Чехословацкая общественность, со своей стороны, почти полностью игнорировала все, что происходило за политическим и бытовым фасадом советской культуры. В чехословацком самиздате было очень мало переводов с русского, причем эти переводы практически всегда возникали не на основе прямых контактов с русской литературной средой, а в силу известности конкретных авторов и произведений, уже переведенных на европейские языки. Так, даже «Бодался теленок с дубом» Солженицына курсировал в чешском самиздате в переводе с немецкого, хотя в жизни неофициальной культуры принимало участие много профессиональных переводчиков, часть из которых были в 1960-х лично знакомы с Солженицыным. Тексты таких авторов, как Александр Зиновьев, Надежда Мандельштам, Анатолий Марченко или Евгения Гинзбург, переводились с большим опозданием и через посредничество западной рецепции, политически менее программная русская беллетристика осталась в Чехословакии неизвестной.
Если попытаться вкратце подвести итоги восприятия оккупации Чехословакии в кругах русской интеллигенции и коллапса неформальных культурных связей в следующем двадцатилетии, то вероятное объяснение содержит психотерапевтическое явление ролевого перехода. Ролевой переход возникает в ситуации, к которой человек должен адаптироваться. В новых обстоятельствах индивид осваивает новую роль – именно это и пришлось совершить практически всем, кто в августе 1968-го был, пользуясь выражением Лазаря Флейшмана, оглушен и подавлен[176]. Те же, кто так или иначе противостоял адаптации, также не пытались наладить, развивать и поддерживать культурные связи со своими чешскими или русскими коллегами.

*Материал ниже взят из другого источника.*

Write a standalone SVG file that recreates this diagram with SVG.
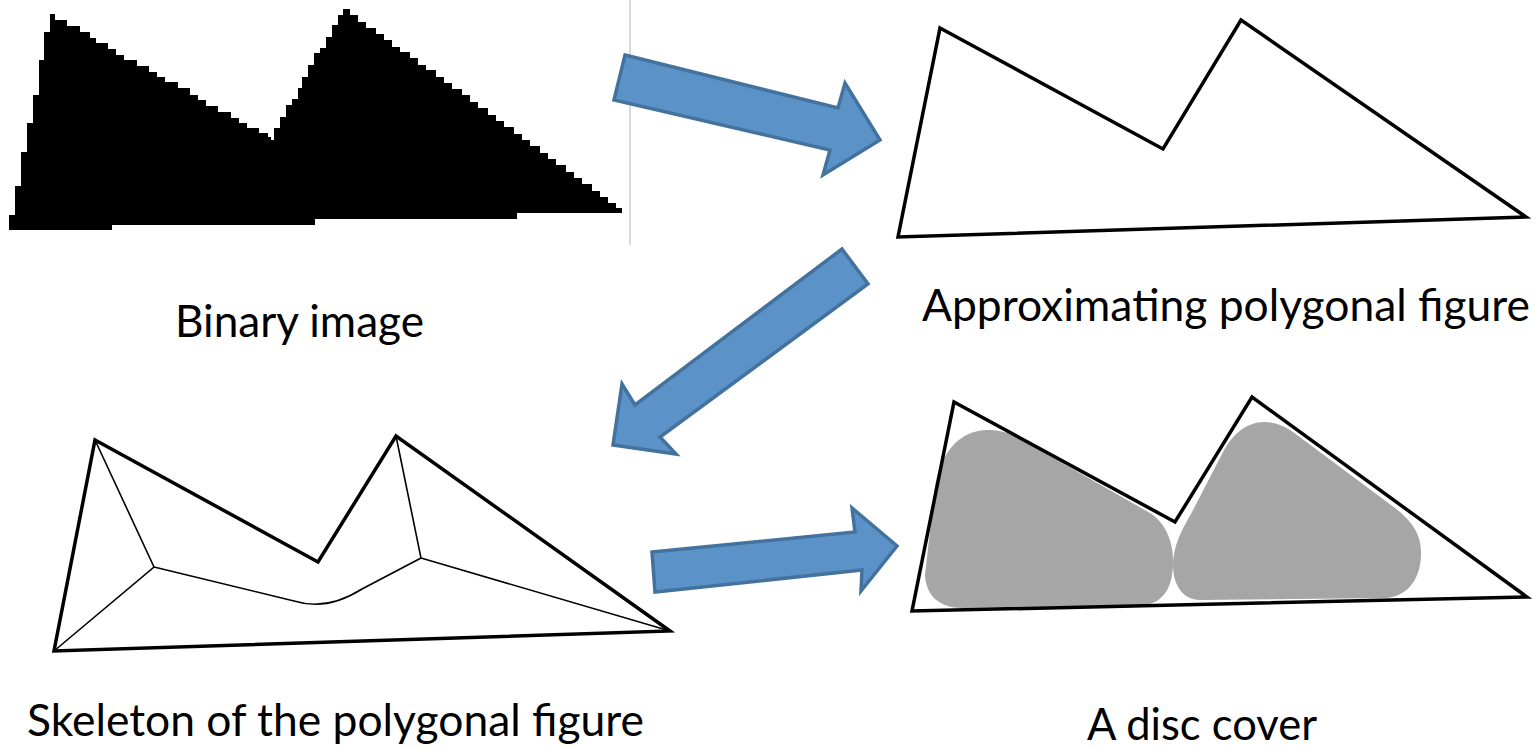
<svg xmlns="http://www.w3.org/2000/svg" width="1537" height="748" viewBox="0 0 1537 748">
<style>
.poly{fill:none;stroke:#000;stroke-width:3.5;stroke-linejoin:miter}
.skel{fill:none;stroke:#000;stroke-width:1.6}
.arrow{fill:#5b93c8;stroke:#44729f;stroke-width:3.5;stroke-linejoin:miter}
.blob{fill:#a6a6a6}
.cap{font-family:Lato,"Liberation Sans",sans-serif;font-size:44px;fill:#000}
</style>
<rect width="1537" height="748" fill="#fff"/>
<g id="binary-image">
<line x1="630" y1="0" x2="630" y2="245" stroke="#cccccc" stroke-width="1.5"/>
<path fill="#000" d="M9,230 V215 H15 V186 H21 V152 H27 V123 H33 V95 H39 V60 H44 V32 H50 V14 H55 V20
H67 V26 H80 V32 H90 V38 H96 V43 H108 V49 H116 V55 H124 V60 H137 V66 H149 V72 H157 V77 H165 V82 H178 V88 H190 V95 H198 V100 H206 V106 H218 V112 H231 V118 H239 V123 H247 V128 H259 V133 H268 V137 H271 V140
H274 V128 H280 V117 H286 V105 H292 V99 H298 V88 H302 V77 H308 V65 H314 V53 H320 V48 H326 V37 H332 V25 H338 V15 H343 V9 H350 V15
H358 V22 H366 V28 H376 V34 H384 V40 H392 V47 H400 V52 H410 V58 H418 V65 H426 V70 H436 V77 H444 V83 H452 V89 H462 V95 H470 V102 H478 V108 H488 V115 H496 V121 H504 V127 H514 V134 H522 V140 H530 V146 H540 V153 H548 V159 H556 V165 H566 V172 H574 V178 H582 V184 H592 V191 H600 V197 H608 V203 H616 V208 H622 V213
H517 V219 H315 V225 H112 V230 Z"/>
<text class="cap" x="175" y="337" textLength="249" lengthAdjust="spacingAndGlyphs">Binary image</text>
</g>
<g id="approximating-polygon">
<polygon class="poly" points="940,28 1163,149 1241,20 1526,217 898,237"/>
<text class="cap" x="922" y="321" textLength="608" lengthAdjust="spacingAndGlyphs">Approximating polygonal figure</text>
</g>
<g id="skeleton">
<polygon class="poly" points="95,440 318,562 396,436 670,631 54,651"/>
<path class="skel" d="M95,440 L154,567 L54,651 M154,567 L294,601 C310,606 332,608 362,589 L421,558 L396,436 M421,558 L670,631"/>
<text class="cap" x="27" y="736" textLength="617" lengthAdjust="spacingAndGlyphs">Skeleton of the polygonal figure</text>
</g>
<g id="disc-cover">
<path class="blob" d="M988,430 C1000,430 1010,433 1020,439 L1150,513 C1166,523 1174,543 1173,565 C1172,590 1162,604 1140,606 L962,608 C940,608 926,596 925,575 L934,495 C938,455 958,430 988,430 Z"/>
<path class="blob" d="M1264,422 C1275,422 1285,426 1293,432 L1395,508 C1414,522 1422,537 1421,556 C1420,582 1405,597 1385,598 L1200,600 C1183,600 1173,585 1173,565 C1173,545 1183,528 1192,512 L1222,454 C1232,434 1247,422 1264,422 Z"/>
<polygon class="poly" points="954,402 1175,522 1252,397 1527,597 912,611"/>
<text class="cap" x="1087" y="740" textLength="230" lengthAdjust="spacingAndGlyphs">A disc cover</text>
</g>
<g id="connectors">
<polygon class="arrow" points="625,55 838,108 845,83 880,140 823,175 830,150 614,100"/>
<polygon class="arrow" points="842,249 868,284 660,437 676,454 613,445 622,384 635,405"/>
<polygon class="arrow" points="652,552 855,532 852,508 897,546 861,591 862,570 655,592"/>
</g>
</svg>
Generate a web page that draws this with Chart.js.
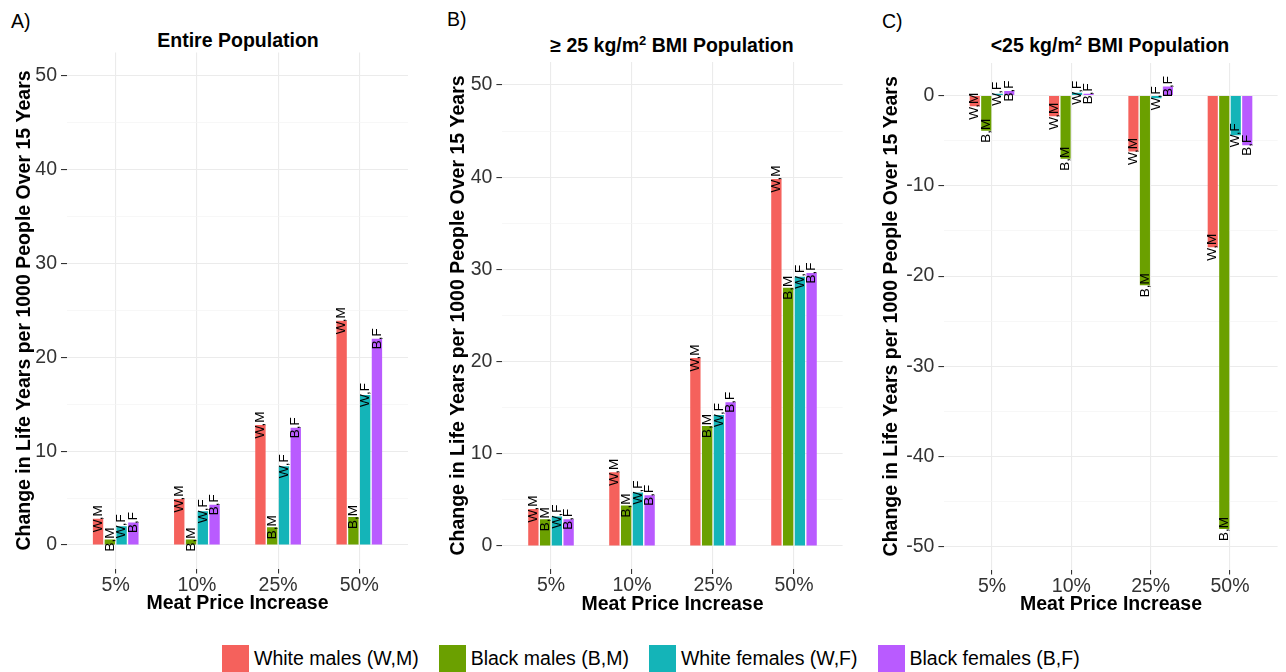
<!DOCTYPE html>
<html lang="en">
<head>
  <meta charset="UTF-8" />
  <title>Meat price increase - life years</title>
  <script src="https://cdn.jsdelivr.net/npm/chart.js"></script>
  <style>
    body { margin: 0; background: #fff; font-family: "Liberation Sans", Arial, sans-serif; }
    #page { position: relative; width: 1286px; height: 672px; overflow: hidden; }
    canvas { position: absolute; top: 0; }
    .letter { position: absolute; font-size: 19.5px; line-height: 20px; color: #000; }
    .title { position: absolute; font-size: 19.5px; font-weight: bold; line-height: 22px; white-space: nowrap; transform: translateX(-50%); }
    .title sup { font-size: 13px; line-height: 0; }
    #legend { position: absolute; left: 222px; top: 645px; display: flex; align-items: center; font-size: 19.5px; white-space: nowrap; }
    #legend .sw { width: 27px; height: 27px; margin-right: 5px; }
    #legend .item { display: flex; align-items: center; margin-right: 20px; }
  </style>
</head>
<body>
  <div id="page">
    <div class="letter" style="left:11px; top:11px;">A)</div>
    <div class="letter" style="left:447px; top:9px;">B)</div>
    <div class="letter" style="left:882px; top:11px;">C)</div>

    <div class="title" style="left:238px; top:29px;">Entire Population</div>
    <div class="title" style="left:672px; top:34px;">≥ 25 kg/m<sup>2</sup> BMI Population</div>
    <div class="title" style="left:1110px; top:34px;">&lt;25 kg/m<sup>2</sup> BMI Population</div>

    <canvas id="chartA" width="430" height="620" style="left:0px"></canvas>
    <canvas id="chartB" width="430" height="620" style="left:430px"></canvas>
    <canvas id="chartC" width="431" height="620" style="left:855px"></canvas>

    <div id="legend"></div>
  </div>

  <script>
    const priceLabels = ["5%", "10%", "25%", "50%"];
    const groupNames = ["White males (W,M)", "Black males (B,M)", "White females (W,F)", "Black females (B,F)"];
    const groupShort = ["W,M", "B,M", "W,F", "B,F"];
    const groupColors = ["#F5615C", "#6BA000", "#14B4B8", "#B95BFF"];

    // A) entire population
    const entireWM = [2.8, 4.9, 12.8, 23.9];
    const entireBM = [0.6, 0.6, 1.9, 3.0];
    const entireWF = [2.0, 3.6, 8.4, 16.0];
    const entireBF = [2.4, 4.3, 12.5, 22.0];

    // B) >= 25 kg/m2
    const highWM = [4.0, 8.0, 20.4, 39.8];
    const highBM = [2.9, 4.4, 13.0, 28.0];
    const highWF = [3.2, 5.8, 14.2, 29.2];
    const highBF = [2.9, 5.5, 15.6, 29.6];

    // C) < 25 kg/m2
    const lowWM = [-1.2, -2.3, -6.2, -16.8];
    const lowBM = [-3.9, -7.0, -21.0, -48.0];
    const lowWF = [0.2, 0.3, -0.3, -4.4];
    const lowBF = [0.5, 0.2, 1.0, -5.5];

    const yTicksPos = [0, 10, 20, 30, 40, 50];
    const yTicksNeg = [-50, -40, -30, -20, -10, 0];

    const FONT = '"Liberation Sans", Arial, sans-serif';
    Chart.defaults.font.family = FONT;

    const barLabels = {
      id: "barLabels",
      afterDatasetsDraw(chart) {
        const ctx = chart.ctx;
        ctx.save();
        ctx.font = "13.5px " + FONT;
        ctx.fillStyle = "#000";
        ctx.textAlign = "center";
        ctx.textBaseline = "middle";
        chart.data.datasets.forEach((ds, i) => {
          chart.getDatasetMeta(i).data.forEach(bar => {
            ctx.save();
            ctx.translate(bar.x, bar.y);
            ctx.rotate(-Math.PI / 2);
            ctx.fillText(groupShort[i], 0, 0);
            ctx.restore();
          });
        });
        ctx.restore();
      }
    };

    function withMinor(major) {
      const all = [];
      for (let i = 0; i < major.length; i++) {
        all.push(major[i]);
        if (i < major.length - 1) all.push((major[i] + major[i + 1]) / 2);
      }
      return all;
    }

    function makePanel(id, series, opt) {
      const isMajor = v => opt.ticks.includes(v);
      new Chart(document.getElementById(id), {
        type: "bar",
        data: {
          datasets: series.map((vals, i) => ({
            label: groupNames[i],
            data: vals.map((v, k) => ({ x: k + 1, y: v })),
            backgroundColor: groupColors[i],
            borderWidth: 0,
            categoryPercentage: 0.58,
            barPercentage: 0.88
          }))
        },
        options: {
          responsive: false,
          animation: false,
          devicePixelRatio: 1,
          layout: {
            autoPadding: false,
            padding: { left: 0, right: opt.padRight, top: opt.top, bottom: opt.padBottom }
          },
          plugins: { legend: { display: false }, tooltip: { enabled: false } },
          scales: {
            x: {
              type: "linear",
              min: 0.4,
              max: 4.6,
              offset: false,
              afterBuildTicks: s => { s.ticks = [1, 2, 3, 4].map(v => ({ value: v })); },
              afterFit: s => { s.height = 47; },
              border: { display: false },
              grid: { offset: false, color: "#EBEBEB", lineWidth: 1.1, tickColor: "#333", tickLength: 5 },
              ticks: {
                autoSkip: false, maxRotation: 0, padding: 0,
                color: "#333", font: { size: 19.5 },
                callback: v => priceLabels[Math.round(v) - 1]
              },
              title: {
                display: true, text: "Meat Price Increase", color: "#000",
                font: { size: 19.5, weight: "bold" }, padding: { top: 0, bottom: 0 }
              }
            },
            y: {
              min: opt.min,
              max: opt.max,
              afterBuildTicks: s => { s.ticks = withMinor(opt.ticks).map(v => ({ value: v })); },
              afterFit: s => { s.width = opt.left; },
              border: { display: false },
              grid: {
                color: c => isMajor(c.tick.value) ? "#EBEBEB" : "#F4F4F4",
                lineWidth: c => isMajor(c.tick.value) ? 1.1 : 0.7,
                tickColor: c => isMajor(c.tick.value) ? "#333" : "rgba(0,0,0,0)",
                tickLength: 6
              },
              ticks: {
                autoSkip: false, padding: 4, color: "#333", font: { size: 19.5 },
                callback: v => isMajor(v) ? String(v) : ""
              },
              title: {
                display: true, text: "Change in Life Years per 1000 People Over 15 Years",
                color: "#000", font: { size: 19.5, weight: "bold" },
                padding: { top: opt.titlePad, bottom: 0 }
              }
            }
          }
        },
        plugins: [barLabels]
      });
    }

    makePanel("chartA", [entireWM, entireBM, entireWF, entireBF],
      { min: -2.5, max: 52.5, ticks: yTicksPos, left: 67, padRight: 22, top: 52.5, padBottom: 4.5, titlePad: 13.3 });
    makePanel("chartB", [highWM, highBM, highWF, highBF],
      { min: -2.5, max: 52.5, ticks: yTicksPos, left: 72.4, padRight: 17.4, top: 62, padBottom: 4, titlePad: 17.3 });
    makePanel("chartC", [lowWM, lowBM, lowWF, lowBF],
      { min: -52.5, max: 3.6, ticks: yTicksNeg, left: 89.4, padRight: 8.4, top: 63, padBottom: 3.4, titlePad: 25.3 });

    const legend = document.getElementById("legend");
    groupNames.forEach((name, i) => {
      const item = document.createElement("div");
      item.className = "item";
      item.innerHTML = `<div class="sw" style="background:${groupColors[i]}"></div><span>${name}</span>`;
      legend.appendChild(item);
    });
  </script>
</body>
</html>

Леонид Иосифович Шинкарев (1930) – журналист, в 1960-х работал собственным корреспондентом «Известий» по Восточной Сибири. В 1964-м сопровождал знаменитых чехословацких путешественников И. Ганзелку и М. Зикмунда[178] в их поездках по Иркутской области и Красноярскому краю. Завязавшаяся во время этих поездок дружба продолжилась и в дальнейшем: Шинкарев неоднократно бывал в Чехословакии, гостил у Ганзелки и Зикмунда, много лет переписывался с ними. Осенью 1968 года, при подготовке в ЦК КПСС постановления «О политической ответственности журналистов», статьи Шинкарева, в которых упоминались Ганзелка и Зикмунд, рассматривались в справке к постановлению как один из примеров допущенных им «грубых политических ошибок». Автора перестали публиковать. Только вмешательство главного редактора «Известий» Л.Н. Толкунова помогло журналисту избежать серьезных последствий и вернуло его имя на страницы газеты. В мае 1972-го Шинкарев сумел нелегально въехать из Венгрии в ЧССР, чтобы повидаться с Ганзелкой, находившимся в опале и под наблюдением. Автор книги «Я это все почти забыл… Опыт психологических очерков событий в Чехословакии в 1968 году» (М.: Собрание, 2008) – журналистского исследования обстоятельств вторжения, реакции на него в различных кругах советского общества и сегодняшних взглядов на события 1968 года людей, причастных к этим событиям.